Summary
- Project Eleven has unveiled a post-quantum proof designed to verify Bitcoin wallet ownership after the advent of quantum computing.
- This technique was developed alongside Binius maintainer Jim Posen and is based on prior academic work.
- The prototype remains unaudited and would need support from blockchain protocols for practical use.
With rising worries regarding Bitcoin's security against quantum threats, Project Eleven introduced a cryptographic solution on Thursday aimed at enabling users to demonstrate their ownership of a wallet even after quantum computers become capable of deriving private keys and generating valid digital signatures.

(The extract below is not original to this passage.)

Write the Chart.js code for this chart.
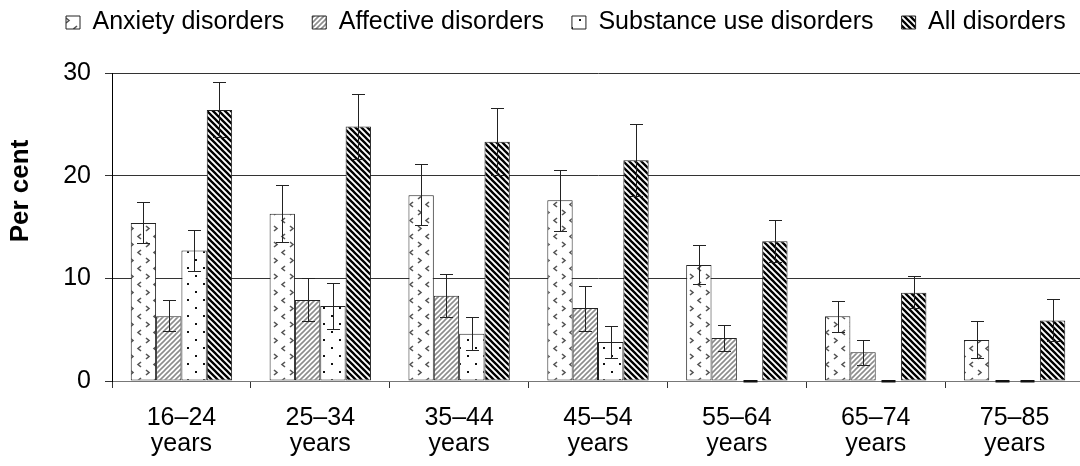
<!DOCTYPE html>
<html>
<head>
<meta charset="utf-8">
<script src="https://cdn.jsdelivr.net/npm/chart.js@4"></script>
<style>
  html, body { margin: 0; padding: 0; background: #fff; overflow: hidden; }
  canvas { display: block; }
</style>
</head>
<body>
<canvas id="chart" width="1140" height="466"></canvas>
<script>
// ---- data ----
const categories = [
  ['16–24', 'years'], ['25–34', 'years'], ['35–44', 'years'], ['45–54', 'years'],
  ['55–64', 'years'], ['65–74', 'years'], ['75–85', 'years']
];
const seriesNames = ['Anxiety disorders', 'Affective disorders', 'Substance use disorders', 'All disorders'];

const anxiety     = [15.4, 16.3, 18.1, 17.6, 11.3, 6.3, 4.0];
const anxietyLow  = [13.4, 13.5, 15.2, 14.6, 9.4, 4.8, 2.2];
const anxietyHigh = [17.4, 19.1, 21.1, 20.6, 13.2, 7.8, 5.8];

const affective     = [6.3, 7.9, 8.3, 7.1, 4.2, 2.8, 0];
const affectiveLow  = [4.9, 5.8, 6.2, 4.9, 2.9, 1.6, 0];
const affectiveHigh = [7.9, 10.0, 10.4, 9.3, 5.5, 4.0, 0];

const substance     = [12.7, 7.3, 4.6, 3.8, 0, 0, 0];
const substanceLow  = [10.7, 5.1, 3.0, 2.2, 0, 0, 0];
const substanceHigh = [14.7, 9.5, 6.2, 5.4, 0, 0, 0];

const allDisorders     = [26.4, 24.8, 23.3, 21.5, 13.6, 8.6, 5.9];
const allDisordersLow  = [23.8, 21.6, 20.1, 18.0, 11.6, 7.1, 3.9];
const allDisordersHigh = [29.1, 28.0, 26.6, 25.0, 15.7, 10.2, 8.0];

const yMin = 0, yMax = 30, yStep = 10;
const yTitle = 'Per cent';

// ---- patterns ----
const FONT = "'Liberation Sans', Arial, sans-serif";
const canvas = document.getElementById('chart');
const mainCtx = canvas.getContext('2d');

function makePattern(w, h, draw) {
  const c = document.createElement('canvas');
  c.width = w; c.height = h;
  const g = c.getContext('2d');
  g.fillStyle = '#fff';
  g.fillRect(0, 0, w, h);
  draw(g, w, h);
  return mainCtx.createPattern(c, 'repeat');
}

const patAnxiety = makePattern(16, 16, (g) => {
  g.strokeStyle = '#555'; g.lineWidth = 1.6;
  g.beginPath();
  g.moveTo(2, 2); g.lineTo(5, 4.5); g.lineTo(2, 7);
  g.moveTo(13, 10); g.lineTo(10, 12.5); g.lineTo(13, 15);
  g.stroke();
});
const patAffective = makePattern(5, 5, (g, s) => {
  g.strokeStyle = '#8c8c8c'; g.lineWidth = 1.6;
  g.beginPath();
  g.moveTo(0, s); g.lineTo(s, 0);
  g.moveTo(-1, 1); g.lineTo(1, -1);
  g.moveTo(s - 1, s + 1); g.lineTo(s + 1, s - 1);
  g.stroke();
});
const patSubstance = makePattern(16, 16, (g) => {
  g.fillStyle = '#111';
  g.fillRect(3, 3, 2, 2);
  g.fillRect(11, 11, 2, 2);
});
const patAll = makePattern(6, 6, (g, s) => {
  g.strokeStyle = '#000'; g.lineWidth = 2.3;
  g.beginPath();
  g.moveTo(0, 0); g.lineTo(s, s);
  g.moveTo(-1, s - 1); g.lineTo(1, s + 1);
  g.moveTo(s - 1, -1); g.lineTo(s + 1, 1);
  g.stroke();
});

// ---- plugins ----
const errorBars = {
  id: 'errorBars',
  afterDatasetsDraw(chart) {
    const ctx = chart.ctx;
    const ys = chart.scales.y;
    chart.data.datasets.forEach((ds, i) => {
      const meta = chart.getDatasetMeta(i);
      meta.data.forEach((bar, j) => {
        const lo = ds.errLow[j], hi = ds.errHigh[j];
        if (lo == null || hi == null) return;
        const x = Math.round(bar.x) + 0.5;
        const yl = Math.round(ys.getPixelForValue(lo)) + 0.5;
        const yh = Math.round(ys.getPixelForValue(hi)) + 0.5;
        ctx.save();
        if (hi === lo) {
          ctx.fillStyle = '#111';
          ctx.fillRect(x - 7, Math.round(ys.getPixelForValue(lo)) - 1, 14, 2.5);
        } else {
          ctx.strokeStyle = '#222';
          ctx.lineWidth = 1;
          ctx.beginPath();
          ctx.moveTo(x, yh); ctx.lineTo(x, yl);
          ctx.moveTo(x - 6.5, yh); ctx.lineTo(x + 6.5, yh);
          ctx.moveTo(x - 6.5, yl); ctx.lineTo(x + 6.5, yl);
          ctx.stroke();
        }
        ctx.restore();
      });
    });
  }
};

const yTitlePlugin = {
  id: 'yTitlePlugin',
  afterDraw(chart) {
    const ctx = chart.ctx;
    ctx.save();
    ctx.translate(21, 191);
    ctx.rotate(-Math.PI / 2);
    ctx.font = "bold 26px " + FONT;
    ctx.fillStyle = '#000';
    ctx.textAlign = 'center';
    ctx.textBaseline = 'middle';
    ctx.fillText(yTitle, 0, 0);
    ctx.restore();
  }
};

function ds(label, data, lo, hi, bg) {
  return {
    label, data, errLow: lo, errHigh: hi,
    backgroundColor: bg, borderColor: '#222', borderWidth: 1,
    borderSkipped: false, xAxisID: 'x', yAxisID: 'y'
  };
}

new Chart(mainCtx, {
  type: 'bar',
  data: {
    labels: categories,
    datasets: [
      ds(seriesNames[0], anxiety, anxietyLow, anxietyHigh, patAnxiety),
      ds(seriesNames[1], affective, affectiveLow, affectiveHigh, patAffective),
      ds(seriesNames[2], substance, substanceLow, substanceHigh, patSubstance),
      ds(seriesNames[3], allDisorders, allDisordersLow, allDisordersHigh, patAll)
    ]
  },
  options: {
    responsive: false,
    animation: false,
    layout: { padding: { left: 38, top: -18, right: 0, bottom: 0 } },
    datasets: { bar: { categoryPercentage: 0.73, barPercentage: 1.0 } },
    plugins: {
      legend: {
        display: true, position: 'top', align: 'start',
        labels: {
          font: { family: FONT, size: 25 }, color: '#000',
          boxWidth: 14, boxHeight: 13, padding: 28
        }
      },
      tooltip: { enabled: false }
    },
    scales: {
      x: {
        axis: 'x', type: 'category', position: 'bottom',
        grid: { display: true, drawOnChartArea: false, drawTicks: true, tickLength: 7, color: '#333', offset: true },
        border: { display: true, color: '#777', width: 1 },
        ticks: { font: { family: FONT, size: 25, lineHeight: 1.05 }, color: '#000', padding: 17, maxRotation: 0, autoSkip: false },
        afterFit(s) { s.height = 85; }
      },
      xTop: {
        axis: 'x', type: 'category', position: 'top', display: true,
        grid: { display: false }, ticks: { display: false }, border: { display: false },
        afterFit(s) { s.height = 28; }
      },
      y: {
        axis: 'y', type: 'linear', position: 'left', min: yMin, max: yMax,
        ticks: { stepSize: yStep, font: { family: FONT, size: 25 }, color: '#000', padding: 14 },
        grid: { color: '#333', tickLength: 7, lineWidth: 1 },
        border: { display: true, color: '#000', width: 1 },
        afterFit(s) { s.width = 74; }
      },
      yRight: {
        axis: 'y', type: 'linear', position: 'right', display: true,
        grid: { display: false }, ticks: { display: false }, border: { display: false },
        afterFit(s) { s.width = 56; }
      }
    }
  },
  plugins: [errorBars, yTitlePlugin]
});
</script>
</body>
</html>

In a recent discussion on X, Project Eleven's CEO Alex Pruden emphasized that the primary issue is not about shielding wallets from quantum attacks but rather proving ownership once such attacks become a reality.
“How do you prove you still own a wallet after a quantum computer can forge its signatures?” Pruden questioned. “After Q-Day, when a quantum computer can derive an ECC private key from its public key, a valid signature no longer confirms ownership. Both the quantum attacker and the rightful owner can produce identical signatures.”
The term "Q-Day" refers to the moment when a quantum computer can successfully break the elliptic curve cryptography that secures Bitcoin transactions. The industry fears that this capability could allow attackers to derive private keys from public keys, rendering digital signatures unreliable for confirming wallet ownership.
This vulnerability means attackers could compromise wallets, forge signatures, and transfer Bitcoin without the owner's consent.
Project Eleven's approach utilizes a wallet's key derivation path, permitting users to verify control of the parent key that generates a wallet's private key without exposing it.
Since a quantum computer cannot reconstruct the parent key, the company claims it can distinguish between a legitimate owner and an attacker, even if a wallet's private key is compromised.
“So even after Q-Day, an attacker who has accessed your address's private key does not possess, nor can they compute, the seed phrase it was derived from. Proving you know that parent key, without revealing it, is something only the genuine owner can achieve,” Pruden stated.
This initiative was developed in partnership with Jim Posen, the lead maintainer of the open-source Binius zero-knowledge proof system, building upon a concept known as "signature lifting," initially proposed by researchers Alon Sattath and Robert Wyborski. Project Eleven has funded Posen to implement this method using Binius, an open-source proof system aimed at enhancing hash-heavy cryptographic operations.
The proposed recovery method is designed for users who may miss future migrations to quantum-resistant addresses, coinciding with the increasing efforts to prepare Bitcoin for a post-quantum environment.
In February, Bitcoin developers moved BIP-360, a Bitcoin improvement proposal, into formal review, setting the stage for future quantum-resistant upgrades. In March, BTQ Technologies launched the first operational version on its Bitcoin Quantum testnet, allowing developers to assess the proposal while underlining the difficulties of achieving consensus for a network-wide upgrade.
In June, Coinbase's quantum advisory council urged blockchain developers to initiate plans for post-quantum migrations, warning that about 7 million Bitcoin could be at risk of quantum attacks if owners do not transfer funds to quantum-safe addresses. Later that month, President Donald Trump signed executive orders to expedite the federal government's shift to post-quantum cryptography, further propelling efforts to prepare for Q-Day.
“While I wish for the entire world to take quantum migration plans seriously, the reality is that some digital asset wallets will miss the opportunity,” Pruden remarked. “This provides them a backup: to prove ownership through derivation rather than signature, even after that opportunity has passed.”